In the early days of online marketing, blogs were not written to be read. Well, blogs written for SEO purposes were not meant to be read at least. Blog posts were often seen as little more than blank slates upon which to throw as many keywords as possible at and hope for the best. And it worked. But Google is a wiser beast now and the world of blogging is all the better for it.

Today, Google ranks pages based not on keyword density but on relevance, authority and readability. You’ll find thousands of articles giving you hints and tips on the former, but when it comes to the latter, there are precious few resources.

So, today we’ll be giving you some top tips on how to make your content read better, giving you more returning readers, more conversions and a better ranking to boot.

Keep paragraphs and sentences clear and short

This is one we can’t emphasise enough. Most people will be reading your content on a smartphone screen and large blocks of text on a small screen are not enticing for readers. This means your paragraphs and sentences should be short and to the point, where possible.

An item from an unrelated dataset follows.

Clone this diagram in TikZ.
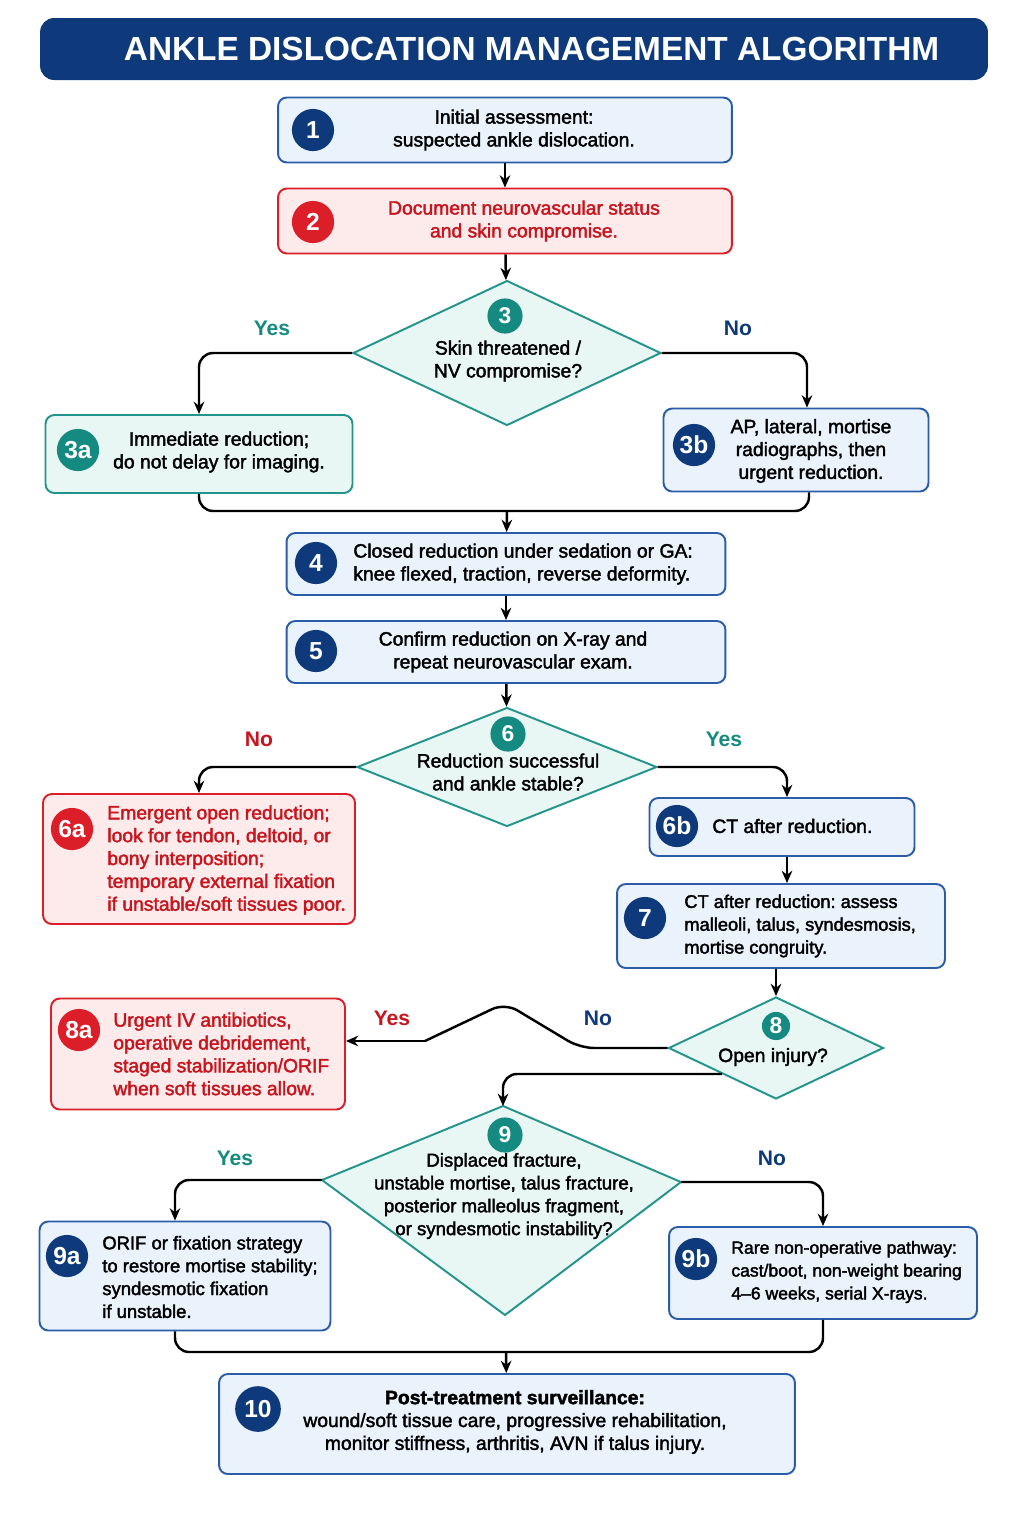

Start with a single short sentence and keep paragraphs to no more than four or five lines, breaking them up into smaller ones if they seem a little too bulky. Shorter sentences, meanwhile, are easier to read and digest. Between 10 and 20 words is the sweet spot to aim for and always steer clear of adjectives if you can. Adjectives add little more than flavour, after all.

Keep it simple

Blogs are meant to be read on the bus, the train, the sofa or (forgive us) the toilet. We’re not talking about Dostoyevsky here. So, while you might be a writer with a great love for the English language, try to reign it in while blogging.

Keep words to a maximum of three syllables and never use a more complicated word when a simpler one will do. Utilise, for example, should never be used in place of… well… use. This goes out the window if you’re writing for a certain niche, of course. But for the most part, keep the flowery language for that novel you probably have on the back burner.

Keep it varied

Repetition is boring. If a piece of content looks like 7 or 8 paragraphs that might as well have been copied and pasted, it’s not going to make people want to start reading. Alternate long and short paragraphs, don’t use the same word too often and mix up your transition words.

Also, never try to bulk out your content. If the brief calls for 500 words, for example, don’t stuff it full of guff at the end just to reach the word count. It’s always better to fall slightly short with a concise and consistent piece of work than to overegg it.